Exercise prompt:
Identify the lines that contain the string "this", then copy each of them.

---------- Provided entries

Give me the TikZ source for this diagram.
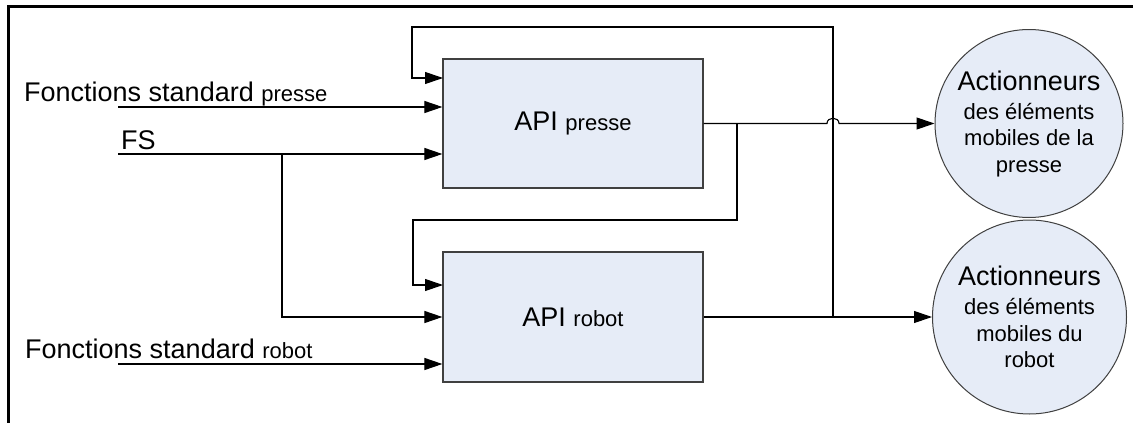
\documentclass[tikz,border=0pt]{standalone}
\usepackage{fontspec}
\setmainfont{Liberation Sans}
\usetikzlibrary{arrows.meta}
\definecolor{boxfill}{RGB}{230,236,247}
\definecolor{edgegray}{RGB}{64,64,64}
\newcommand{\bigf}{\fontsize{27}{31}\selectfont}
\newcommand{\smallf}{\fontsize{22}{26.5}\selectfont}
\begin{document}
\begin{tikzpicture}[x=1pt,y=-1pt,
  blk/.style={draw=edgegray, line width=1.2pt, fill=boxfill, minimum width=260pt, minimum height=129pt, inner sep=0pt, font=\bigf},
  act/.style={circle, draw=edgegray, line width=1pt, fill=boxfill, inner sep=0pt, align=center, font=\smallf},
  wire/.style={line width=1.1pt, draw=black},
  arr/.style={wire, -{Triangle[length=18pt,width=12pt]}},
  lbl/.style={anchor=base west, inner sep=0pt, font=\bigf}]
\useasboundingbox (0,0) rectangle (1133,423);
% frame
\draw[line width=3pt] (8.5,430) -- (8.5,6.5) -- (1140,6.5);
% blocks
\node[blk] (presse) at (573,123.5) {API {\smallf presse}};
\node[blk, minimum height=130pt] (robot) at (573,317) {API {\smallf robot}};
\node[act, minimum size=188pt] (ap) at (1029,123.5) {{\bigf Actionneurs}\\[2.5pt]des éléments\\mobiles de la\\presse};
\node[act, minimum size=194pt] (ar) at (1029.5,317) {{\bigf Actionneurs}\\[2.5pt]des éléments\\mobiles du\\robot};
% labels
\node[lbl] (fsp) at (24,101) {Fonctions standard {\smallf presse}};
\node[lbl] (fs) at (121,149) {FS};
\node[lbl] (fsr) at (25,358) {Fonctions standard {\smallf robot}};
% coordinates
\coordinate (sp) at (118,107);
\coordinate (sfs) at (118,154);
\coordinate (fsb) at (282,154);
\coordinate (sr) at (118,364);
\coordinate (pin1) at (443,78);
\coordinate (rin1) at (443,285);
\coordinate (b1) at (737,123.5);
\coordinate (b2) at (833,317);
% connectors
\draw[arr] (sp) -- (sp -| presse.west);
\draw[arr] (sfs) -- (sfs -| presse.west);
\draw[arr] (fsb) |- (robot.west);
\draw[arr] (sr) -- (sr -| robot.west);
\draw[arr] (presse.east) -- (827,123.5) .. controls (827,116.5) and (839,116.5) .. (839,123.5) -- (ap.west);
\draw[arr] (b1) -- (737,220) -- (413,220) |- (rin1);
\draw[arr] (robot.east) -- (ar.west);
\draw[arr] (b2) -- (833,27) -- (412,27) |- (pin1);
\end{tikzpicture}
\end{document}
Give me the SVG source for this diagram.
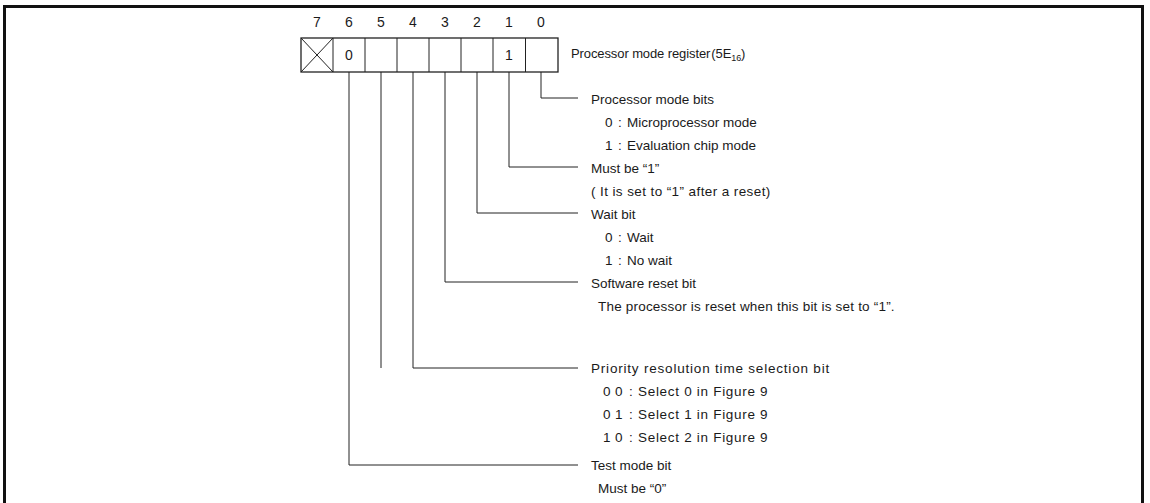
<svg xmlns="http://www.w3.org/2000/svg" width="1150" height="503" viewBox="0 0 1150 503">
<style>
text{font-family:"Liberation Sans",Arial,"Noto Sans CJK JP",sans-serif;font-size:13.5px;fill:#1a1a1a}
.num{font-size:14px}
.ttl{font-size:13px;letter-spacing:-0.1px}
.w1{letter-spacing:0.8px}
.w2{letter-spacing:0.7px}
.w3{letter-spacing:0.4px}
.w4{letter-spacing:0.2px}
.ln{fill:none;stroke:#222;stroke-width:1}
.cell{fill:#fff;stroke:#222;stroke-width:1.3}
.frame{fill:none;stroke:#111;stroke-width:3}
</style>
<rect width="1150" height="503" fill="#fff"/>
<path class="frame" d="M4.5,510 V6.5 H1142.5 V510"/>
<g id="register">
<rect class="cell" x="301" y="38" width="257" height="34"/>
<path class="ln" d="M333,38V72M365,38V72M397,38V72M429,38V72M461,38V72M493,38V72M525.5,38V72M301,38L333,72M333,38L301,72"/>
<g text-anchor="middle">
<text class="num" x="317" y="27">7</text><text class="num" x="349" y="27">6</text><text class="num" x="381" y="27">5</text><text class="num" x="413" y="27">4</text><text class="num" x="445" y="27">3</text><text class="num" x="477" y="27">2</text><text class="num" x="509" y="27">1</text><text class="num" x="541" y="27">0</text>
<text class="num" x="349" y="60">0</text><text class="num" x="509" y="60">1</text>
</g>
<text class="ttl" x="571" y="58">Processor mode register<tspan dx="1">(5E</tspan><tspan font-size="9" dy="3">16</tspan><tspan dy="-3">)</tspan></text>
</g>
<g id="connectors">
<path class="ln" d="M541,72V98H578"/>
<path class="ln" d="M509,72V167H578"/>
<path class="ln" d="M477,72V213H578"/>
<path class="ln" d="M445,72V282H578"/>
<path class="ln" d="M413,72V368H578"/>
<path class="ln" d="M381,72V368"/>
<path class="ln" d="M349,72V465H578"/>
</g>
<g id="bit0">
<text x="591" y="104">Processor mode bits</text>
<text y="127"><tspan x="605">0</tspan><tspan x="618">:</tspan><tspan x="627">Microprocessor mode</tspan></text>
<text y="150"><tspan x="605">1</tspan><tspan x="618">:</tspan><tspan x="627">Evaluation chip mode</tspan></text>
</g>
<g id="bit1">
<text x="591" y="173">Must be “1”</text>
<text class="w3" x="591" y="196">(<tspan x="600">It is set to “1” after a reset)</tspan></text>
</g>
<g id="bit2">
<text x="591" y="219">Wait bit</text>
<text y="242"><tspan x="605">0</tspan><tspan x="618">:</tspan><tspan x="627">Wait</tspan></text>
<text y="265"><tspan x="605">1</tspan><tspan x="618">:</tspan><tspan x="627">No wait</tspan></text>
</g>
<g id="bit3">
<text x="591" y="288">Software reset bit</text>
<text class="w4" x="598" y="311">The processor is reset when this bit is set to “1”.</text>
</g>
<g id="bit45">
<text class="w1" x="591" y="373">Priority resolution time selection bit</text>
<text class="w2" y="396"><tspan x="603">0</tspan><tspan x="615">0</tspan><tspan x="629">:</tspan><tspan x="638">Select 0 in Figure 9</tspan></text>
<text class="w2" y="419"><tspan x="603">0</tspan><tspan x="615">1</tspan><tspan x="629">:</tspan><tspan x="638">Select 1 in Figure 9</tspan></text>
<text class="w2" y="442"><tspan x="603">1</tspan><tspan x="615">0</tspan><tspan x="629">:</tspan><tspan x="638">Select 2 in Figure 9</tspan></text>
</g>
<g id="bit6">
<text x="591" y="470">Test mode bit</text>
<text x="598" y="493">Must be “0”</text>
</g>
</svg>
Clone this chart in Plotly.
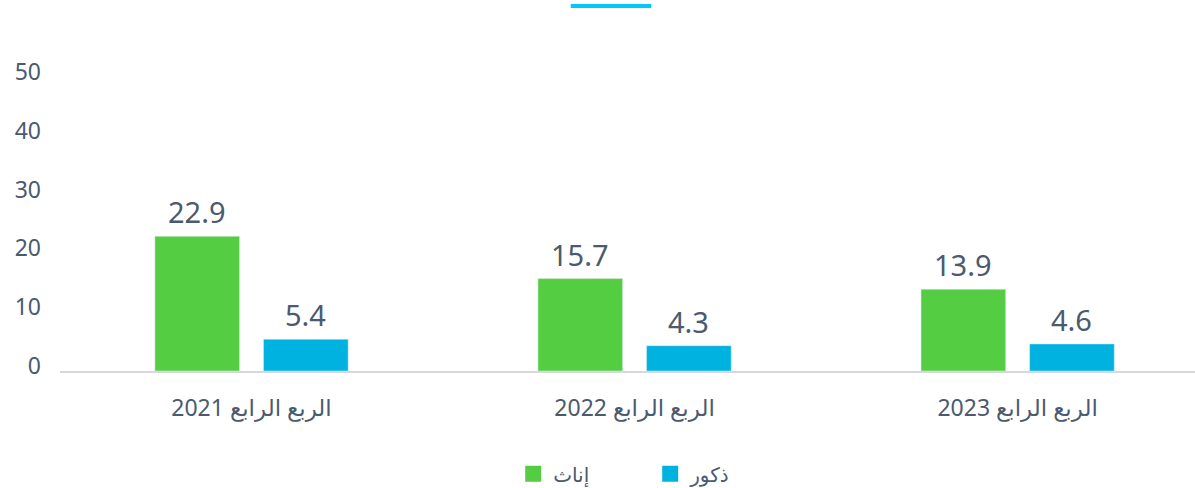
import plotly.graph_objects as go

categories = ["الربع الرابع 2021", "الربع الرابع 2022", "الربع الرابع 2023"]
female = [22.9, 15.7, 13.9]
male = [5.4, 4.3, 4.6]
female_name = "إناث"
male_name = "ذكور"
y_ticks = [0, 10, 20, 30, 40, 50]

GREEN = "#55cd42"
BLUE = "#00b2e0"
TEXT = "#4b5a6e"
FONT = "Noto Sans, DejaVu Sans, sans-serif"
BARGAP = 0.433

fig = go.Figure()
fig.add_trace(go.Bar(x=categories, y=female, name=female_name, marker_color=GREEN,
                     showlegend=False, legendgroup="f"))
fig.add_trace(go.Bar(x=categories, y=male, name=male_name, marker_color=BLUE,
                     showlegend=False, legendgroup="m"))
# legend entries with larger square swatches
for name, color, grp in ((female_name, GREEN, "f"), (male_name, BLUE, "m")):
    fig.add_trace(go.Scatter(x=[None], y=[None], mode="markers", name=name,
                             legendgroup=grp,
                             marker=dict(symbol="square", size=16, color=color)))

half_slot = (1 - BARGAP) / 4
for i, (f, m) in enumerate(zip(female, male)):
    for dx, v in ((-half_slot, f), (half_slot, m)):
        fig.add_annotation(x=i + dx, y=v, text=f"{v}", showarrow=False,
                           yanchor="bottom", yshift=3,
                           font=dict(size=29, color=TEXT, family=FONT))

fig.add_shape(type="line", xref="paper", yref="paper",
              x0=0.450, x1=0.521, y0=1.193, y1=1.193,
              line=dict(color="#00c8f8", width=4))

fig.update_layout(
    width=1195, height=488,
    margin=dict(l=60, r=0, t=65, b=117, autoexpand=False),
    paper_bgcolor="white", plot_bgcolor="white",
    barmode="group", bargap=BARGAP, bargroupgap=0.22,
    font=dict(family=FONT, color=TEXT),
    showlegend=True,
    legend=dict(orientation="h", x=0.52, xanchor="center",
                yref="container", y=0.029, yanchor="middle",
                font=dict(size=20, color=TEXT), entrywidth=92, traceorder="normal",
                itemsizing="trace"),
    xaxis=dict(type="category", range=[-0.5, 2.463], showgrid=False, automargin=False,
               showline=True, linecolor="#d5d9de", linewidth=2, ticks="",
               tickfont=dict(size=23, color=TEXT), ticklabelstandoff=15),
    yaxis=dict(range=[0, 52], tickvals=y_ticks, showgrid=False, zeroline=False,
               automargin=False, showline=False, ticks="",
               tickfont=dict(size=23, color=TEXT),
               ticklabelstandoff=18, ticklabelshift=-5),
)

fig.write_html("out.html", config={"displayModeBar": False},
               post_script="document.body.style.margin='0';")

--------------------

Complete answer:
Give me the TikZ source for this diagram.
Give me the SVG source for this diagram.
<text class="w4" x="598" y="311">The processor is reset when this bit is set to “1”.</text>
Clone this chart in Plotly.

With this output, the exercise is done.